▶ _Work to complete_
Reproduce the listing below in full and without alteration, apart from its pictures.

▶ _Source material_

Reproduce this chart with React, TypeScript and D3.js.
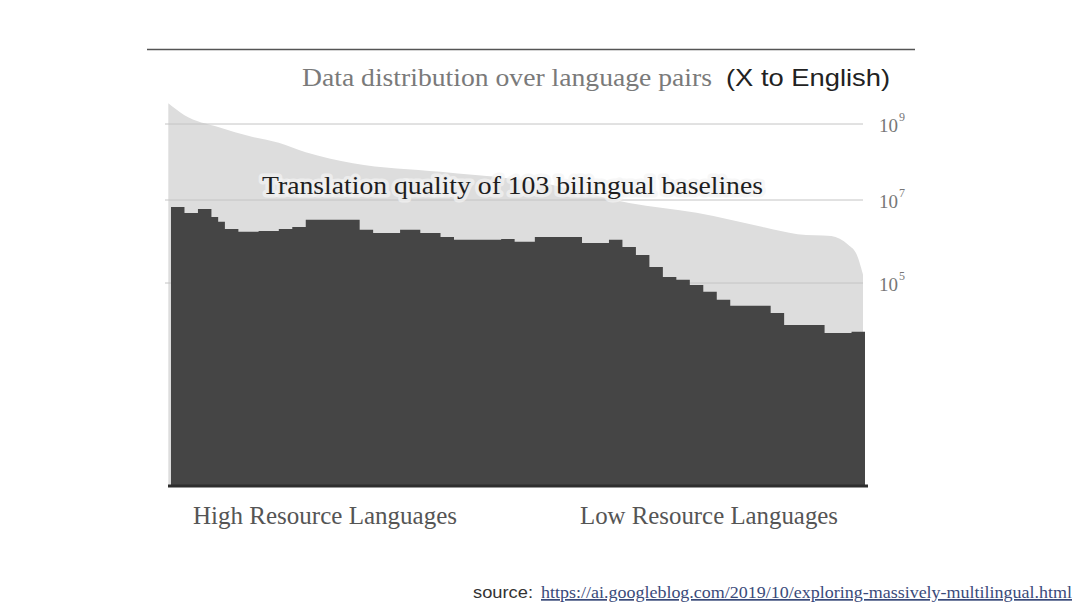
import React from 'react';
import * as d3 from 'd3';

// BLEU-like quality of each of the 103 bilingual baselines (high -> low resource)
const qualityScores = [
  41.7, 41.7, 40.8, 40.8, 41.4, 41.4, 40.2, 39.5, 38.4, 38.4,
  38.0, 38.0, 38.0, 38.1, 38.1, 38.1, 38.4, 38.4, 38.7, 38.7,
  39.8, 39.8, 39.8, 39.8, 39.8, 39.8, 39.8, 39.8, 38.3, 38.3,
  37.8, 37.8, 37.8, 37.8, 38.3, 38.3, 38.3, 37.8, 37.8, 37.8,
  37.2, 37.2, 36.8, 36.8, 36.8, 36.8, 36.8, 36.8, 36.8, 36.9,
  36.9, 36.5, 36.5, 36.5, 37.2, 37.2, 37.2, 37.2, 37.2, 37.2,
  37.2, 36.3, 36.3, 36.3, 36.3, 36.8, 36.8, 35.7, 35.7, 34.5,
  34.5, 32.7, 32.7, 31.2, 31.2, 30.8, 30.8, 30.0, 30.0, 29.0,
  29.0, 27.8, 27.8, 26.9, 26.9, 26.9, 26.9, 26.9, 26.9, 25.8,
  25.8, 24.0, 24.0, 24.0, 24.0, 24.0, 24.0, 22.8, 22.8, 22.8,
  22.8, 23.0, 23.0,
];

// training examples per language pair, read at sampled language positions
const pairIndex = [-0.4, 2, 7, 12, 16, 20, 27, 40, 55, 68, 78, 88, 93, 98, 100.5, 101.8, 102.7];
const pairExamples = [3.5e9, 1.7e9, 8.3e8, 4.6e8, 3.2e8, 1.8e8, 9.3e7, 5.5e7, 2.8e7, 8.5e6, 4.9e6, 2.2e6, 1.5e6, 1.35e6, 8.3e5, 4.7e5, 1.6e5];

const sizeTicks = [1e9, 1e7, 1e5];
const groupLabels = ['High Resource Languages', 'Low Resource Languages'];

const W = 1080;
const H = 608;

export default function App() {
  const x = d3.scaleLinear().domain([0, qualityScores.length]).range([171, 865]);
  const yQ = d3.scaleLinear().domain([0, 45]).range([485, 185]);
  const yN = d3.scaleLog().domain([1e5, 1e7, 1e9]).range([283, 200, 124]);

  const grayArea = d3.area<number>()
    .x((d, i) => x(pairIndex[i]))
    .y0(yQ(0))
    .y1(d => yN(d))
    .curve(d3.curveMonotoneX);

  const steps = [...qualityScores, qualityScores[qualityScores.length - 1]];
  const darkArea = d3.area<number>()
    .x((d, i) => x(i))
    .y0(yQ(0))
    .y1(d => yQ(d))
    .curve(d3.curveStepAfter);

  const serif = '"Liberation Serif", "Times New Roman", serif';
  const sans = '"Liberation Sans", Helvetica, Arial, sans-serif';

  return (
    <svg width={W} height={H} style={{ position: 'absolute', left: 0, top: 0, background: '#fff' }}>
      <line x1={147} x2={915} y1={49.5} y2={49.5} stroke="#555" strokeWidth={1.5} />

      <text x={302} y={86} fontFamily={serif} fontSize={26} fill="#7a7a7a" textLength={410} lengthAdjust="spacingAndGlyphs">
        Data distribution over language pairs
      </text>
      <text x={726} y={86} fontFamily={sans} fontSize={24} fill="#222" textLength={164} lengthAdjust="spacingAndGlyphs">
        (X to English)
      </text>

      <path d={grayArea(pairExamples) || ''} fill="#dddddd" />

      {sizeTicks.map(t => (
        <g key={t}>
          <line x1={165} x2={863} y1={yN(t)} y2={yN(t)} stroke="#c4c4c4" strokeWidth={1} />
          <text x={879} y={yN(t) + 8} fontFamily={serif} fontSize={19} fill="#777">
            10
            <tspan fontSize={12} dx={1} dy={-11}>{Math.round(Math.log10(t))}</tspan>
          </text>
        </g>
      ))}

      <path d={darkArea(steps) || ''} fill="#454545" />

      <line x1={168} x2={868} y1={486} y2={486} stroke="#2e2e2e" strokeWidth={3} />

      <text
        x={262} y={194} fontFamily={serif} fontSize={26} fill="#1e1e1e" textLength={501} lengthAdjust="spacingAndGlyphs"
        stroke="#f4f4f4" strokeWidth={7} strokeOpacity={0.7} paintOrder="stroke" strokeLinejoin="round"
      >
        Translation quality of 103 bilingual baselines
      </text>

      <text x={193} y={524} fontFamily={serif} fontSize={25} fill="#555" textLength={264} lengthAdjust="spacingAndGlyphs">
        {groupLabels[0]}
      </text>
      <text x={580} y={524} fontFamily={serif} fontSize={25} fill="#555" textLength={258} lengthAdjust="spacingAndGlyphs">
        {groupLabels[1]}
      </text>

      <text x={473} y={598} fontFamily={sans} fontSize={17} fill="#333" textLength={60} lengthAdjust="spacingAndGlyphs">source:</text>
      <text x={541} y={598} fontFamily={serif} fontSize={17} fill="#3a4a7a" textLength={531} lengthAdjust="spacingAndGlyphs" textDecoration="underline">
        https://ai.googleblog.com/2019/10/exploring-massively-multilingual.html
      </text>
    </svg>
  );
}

▶ _Problem solution_
Reproduce this chart with React, TypeScript and D3.js.
import React from 'react';
import * as d3 from 'd3';

// BLEU-like quality of each of the 103 bilingual baselines (high -> low resource)
const qualityScores = [
  41.7, 41.7, 40.8, 40.8, 41.4, 41.4, 40.2, 39.5, 38.4, 38.4,
  38.0, 38.0, 38.0, 38.1, 38.1, 38.1, 38.4, 38.4, 38.7, 38.7,
  39.8, 39.8, 39.8, 39.8, 39.8, 39.8, 39.8, 39.8, 38.3, 38.3,
  37.8, 37.8, 37.8, 37.8, 38.3, 38.3, 38.3, 37.8, 37.8, 37.8,
  37.2, 37.2, 36.8, 36.8, 36.8, 36.8, 36.8, 36.8, 36.8, 36.9,
  36.9, 36.5, 36.5, 36.5, 37.2, 37.2, 37.2, 37.2, 37.2, 37.2,
  37.2, 36.3, 36.3, 36.3, 36.3, 36.8, 36.8, 35.7, 35.7, 34.5,
  34.5, 32.7, 32.7, 31.2, 31.2, 30.8, 30.8, 30.0, 30.0, 29.0,
  29.0, 27.8, 27.8, 26.9, 26.9, 26.9, 26.9, 26.9, 26.9, 25.8,
  25.8, 24.0, 24.0, 24.0, 24.0, 24.0, 24.0, 22.8, 22.8, 22.8,
  22.8, 23.0, 23.0,
];

// training examples per language pair, read at sampled language positions
const pairIndex = [-0.4, 2, 7, 12, 16, 20, 27, 40, 55, 68, 78, 88, 93, 98, 100.5, 101.8, 102.7];
const pairExamples = [3.5e9, 1.7e9, 8.3e8, 4.6e8, 3.2e8, 1.8e8, 9.3e7, 5.5e7, 2.8e7, 8.5e6, 4.9e6, 2.2e6, 1.5e6, 1.35e6, 8.3e5, 4.7e5, 1.6e5];

const sizeTicks = [1e9, 1e7, 1e5];
const groupLabels = ['High Resource Languages', 'Low Resource Languages'];

const W = 1080;
const H = 608;

export default function App() {
  const x = d3.scaleLinear().domain([0, qualityScores.length]).range([171, 865]);
  const yQ = d3.scaleLinear().domain([0, 45]).range([485, 185]);
  const yN = d3.scaleLog().domain([1e5, 1e7, 1e9]).range([283, 200, 124]);

  const grayArea = d3.area<number>()
    .x((d, i) => x(pairIndex[i]))
    .y0(yQ(0))
    .y1(d => yN(d))
    .curve(d3.curveMonotoneX);

  const steps = [...qualityScores, qualityScores[qualityScores.length - 1]];
  const darkArea = d3.area<number>()
    .x((d, i) => x(i))
    .y0(yQ(0))
    .y1(d => yQ(d))
    .curve(d3.curveStepAfter);

  const serif = '"Liberation Serif", "Times New Roman", serif';
  const sans = '"Liberation Sans", Helvetica, Arial, sans-serif';

  return (
    <svg width={W} height={H} style={{ position: 'absolute', left: 0, top: 0, background: '#fff' }}>
      <line x1={147} x2={915} y1={49.5} y2={49.5} stroke="#555" strokeWidth={1.5} />

      <text x={302} y={86} fontFamily={serif} fontSize={26} fill="#7a7a7a" textLength={410} lengthAdjust="spacingAndGlyphs">
        Data distribution over language pairs
      </text>
      <text x={726} y={86} fontFamily={sans} fontSize={24} fill="#222" textLength={164} lengthAdjust="spacingAndGlyphs">
        (X to English)
      </text>

      <path d={grayArea(pairExamples) || ''} fill="#dddddd" />

      {sizeTicks.map(t => (
        <g key={t}>
          <line x1={165} x2={863} y1={yN(t)} y2={yN(t)} stroke="#c4c4c4" strokeWidth={1} />
          <text x={879} y={yN(t) + 8} fontFamily={serif} fontSize={19} fill="#777">
            10
            <tspan fontSize={12} dx={1} dy={-11}>{Math.round(Math.log10(t))}</tspan>
          </text>
        </g>
      ))}

      <path d={darkArea(steps) || ''} fill="#454545" />

      <line x1={168} x2={868} y1={486} y2={486} stroke="#2e2e2e" strokeWidth={3} />

      <text
        x={262} y={194} fontFamily={serif} fontSize={26} fill="#1e1e1e" textLength={501} lengthAdjust="spacingAndGlyphs"
        stroke="#f4f4f4" strokeWidth={7} strokeOpacity={0.7} paintOrder="stroke" strokeLinejoin="round"
      >
        Translation quality of 103 bilingual baselines
      </text>

      <text x={193} y={524} fontFamily={serif} fontSize={25} fill="#555" textLength={264} lengthAdjust="spacingAndGlyphs">
        {groupLabels[0]}
      </text>
      <text x={580} y={524} fontFamily={serif} fontSize={25} fill="#555" textLength={258} lengthAdjust="spacingAndGlyphs">
        {groupLabels[1]}
      </text>

      <text x={473} y={598} fontFamily={sans} fontSize={17} fill="#333" textLength={60} lengthAdjust="spacingAndGlyphs">source:</text>
      <text x={541} y={598} fontFamily={serif} fontSize={17} fill="#3a4a7a" textLength={531} lengthAdjust="spacingAndGlyphs" textDecoration="underline">
        https://ai.googleblog.com/2019/10/exploring-massively-multilingual.html
      </text>
    </svg>
  );
}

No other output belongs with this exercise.